Sanders has also notably declined to go after Warren during a recent “Fox News Sunday” interview, which touched on his sliding polls. And he won’t get the chance to do so during the first debates as Warren is slated to appear on the first of two nights, absent Sanders or Biden.
The reluctance to go after Warren more is owed, in part, to the belief that her voters may not necessarily jump to Sanders if he’s the one issuing the jabs. But as her status improves in the polls, the possibility of more direct confrontation increases. And some progressives have already grown dismayed that there could be an effort to pit them against each other.
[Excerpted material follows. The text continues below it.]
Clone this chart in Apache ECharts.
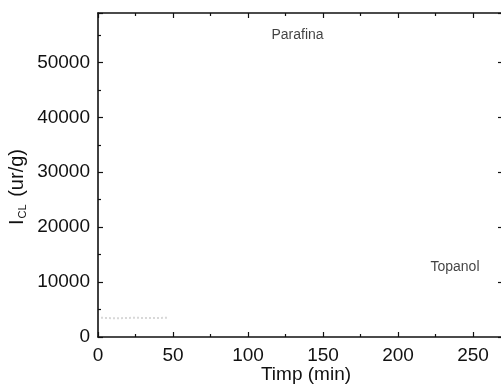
<!DOCTYPE html>
<html>
<head>
<meta charset="utf-8">
<script src="https://cdn.jsdelivr.net/npm/echarts@6/dist/echarts.min.js"></script>
<style>
  html, body { margin: 0; padding: 0; background: #fff; }
  #chart { width: 501px; height: 386px; }
</style>
</head>
<body>
<div id="chart"></div>
<script>
// axis ranges
const xMin = 0, xMax = 272, xStep = 50;
const yMin = 0, yMax = 59000, yStep = 10000;

// faint trace near the origin (barely visible in the scan)
const faintX = [2, 12, 24, 36, 47];
const faintY = [3500, 3400, 3500, 3450, 3500];

// curve annotations
const noteText = ['Parafina', 'Topanol'];
const noteX = [133, 238];
const noteY = [54900, 12700];

const FONT = '"Liberation Sans", Arial, sans-serif';
const INK = '#111';

const chart = echarts.init(document.getElementById('chart'));

const tickStyle = { color: INK, width: 1.2 };
const line = { show: true, onZero: false, lineStyle: { color: INK, width: 1.6 } };

chart.setOption({
  animation: false,
  backgroundColor: '#fff',
  // right edge of the frame falls just outside the picture, as in the scan
  grid: { left: 98, top: 13, width: 408, height: 324, outerBoundsMode: 'none' },
  xAxis: [{
    type: 'value', min: xMin, max: xMax, interval: xStep,
    axisLine: line,
    axisTick: { inside: true, length: 5, lineStyle: tickStyle },
    minorTick: { show: true, splitNumber: 2, length: 3, lineStyle: tickStyle },
    axisLabel: { color: INK, fontSize: 19, fontFamily: FONT, margin: 9, showMaxLabel: false },
    splitLine: { show: false },
    name: 'Timp (min)', nameLocation: 'middle', nameGap: 28, nameMoveOverlap: false,
    nameTextStyle: { color: INK, fontSize: 19, fontFamily: FONT, padding: [0, 0, 0, 8] }
  }, {
    type: 'value', position: 'top', min: xMin, max: xMax, interval: xStep,
    axisLine: line,
    axisTick: { inside: true, length: 5, lineStyle: tickStyle },
    minorTick: { show: true, splitNumber: 2, length: 3, lineStyle: tickStyle },
    axisLabel: { show: false },
    splitLine: { show: false }
  }],
  yAxis: [{
    type: 'value', min: yMin, max: yMax, interval: yStep,
    axisLine: line,
    axisTick: { inside: true, length: 5, lineStyle: tickStyle },
    minorTick: { show: true, splitNumber: 2, length: 3, lineStyle: tickStyle },
    axisLabel: {
      color: INK, fontSize: 19, fontFamily: FONT, margin: 8, showMaxLabel: false,
      formatter: v => String(v)
    },
    splitLine: { show: false }
  }, {
    type: 'value', position: 'right', min: yMin, max: yMax, interval: yStep,
    axisLine: line,
    axisTick: { inside: true, length: 8, lineStyle: tickStyle },
    axisLabel: { show: false },
    splitLine: { show: false }
  }],
  graphic: [{
    type: 'text',
    x: 17, y: 187,
    rotation: Math.PI / 2,
    style: {
      text: '{i|I}{s|CL}{n| (ur/g)}',
      align: 'center', verticalAlign: 'middle',
      fill: INK,
      rich: {
        i: { fontSize: 20, fontFamily: FONT, fill: INK, lineHeight: 22 },
        s: { fontSize: 11, fontFamily: FONT, fill: INK, verticalAlign: 'bottom', padding: [10, 2, 0, 1] },
        n: { fontSize: 20, fontFamily: FONT, fill: INK, lineHeight: 22 }
      }
    }
  }],
  series: [{
    type: 'line',
    data: faintX.map((x, i) => [x, faintY[i]]),
    showSymbol: false,
    lineStyle: { color: '#d8d8d8', width: 2, type: 'dotted' },
    silent: true
  }, {
    type: 'scatter',
    data: noteX.map((x, i) => [x, noteY[i], noteText[i]]),
    symbolSize: 0,
    silent: true,
    label: {
      show: true, position: 'inside',
      formatter: p => p.value[2],
      color: INK, fontSize: 14, fontFamily: FONT
    }
  }]
});
</script>
</body>
</html>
“The effort to gin up a media frenzy over Bernie losing ground to Warren is really bad news,” Charles Lenchner, a founder of People for Bernie Sanders and who previously co-founded a Draft Warren effort ahead of the 2016 presidential election, said. “The vast majority of people in both camps aren't focused on converting each other, but on efforts to engage non voters and to form a common front around bold policy proposals.”
“I would be ecstatic if the nominee was Warren,” he added. “That said, in the end you can only vote once, and my vote will go for Bernie. Please don't interpret that as an 'anti-Warren' vote. The main goal is to prevent Biden or another centrist from winning the nomination.”